I am so proud of Doug, and with good reason. DIYPlanner.com is about much more than productivity and the ever growing-list of beautiful template designs being offered free to the world under the Creative Commons licence. It is a community site to meet the growing needs of the “back to paper movement,” with a daily blog with great writers from different fields and a guest poster once a week. It is a place where right and left brain thinkers meet. I dashed off a 14-point post on nurturing creative energy in the Arts and Illustration forum. Feel free to jump in!
This site is not just for organizational geeks and the technically minded: things have become much more accessible (yes, mom this means you too!), and the site is even including material on journalling, scrapbooking, mind-mapping, and other topics that might benefit creative people. Template submissions from more artists and designers are definitely encouraged! The “official kits” have been downloaded about 400,000 times to date, and the daily hits are 20,000 and climbing, so you can be assured of a lot of interest… promotion and a great way to help out people in need of advice and guidance — what more could you want?
Big News! Conor started walking on Sunday! We just put a favourite book on a chair and to get it, he walked several feet from the couch that he was cruising along .

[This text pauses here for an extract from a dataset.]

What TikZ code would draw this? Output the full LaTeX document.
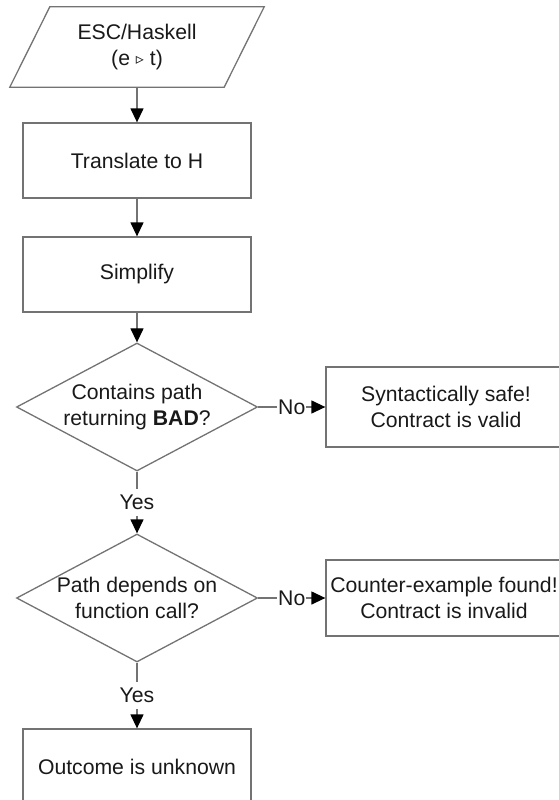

I may not have time to take part in Illustration Friday this week as we’ll be busy with Conor’s baptism. I have to piece together another outfit for him: Doug quipped that our pearly knitted number with ribbons (inherited from an uncertain source) would be far better suited for the Ice Capades. It wouldn’t be so comical if it weren’t such an apt description. It is pretty cute, though…. Will he resent me later if I take a picture of him in it?
We’ve waited till Conor was a little older because I very much wanted to take him back to the old family church that generations of his family had built and maintained. I feel closer to my grandparents there. The original building had been moved from Fair Island, a small island in Bonavista Bay, across a sheet of ice during the Great Newfoundland Resettlement.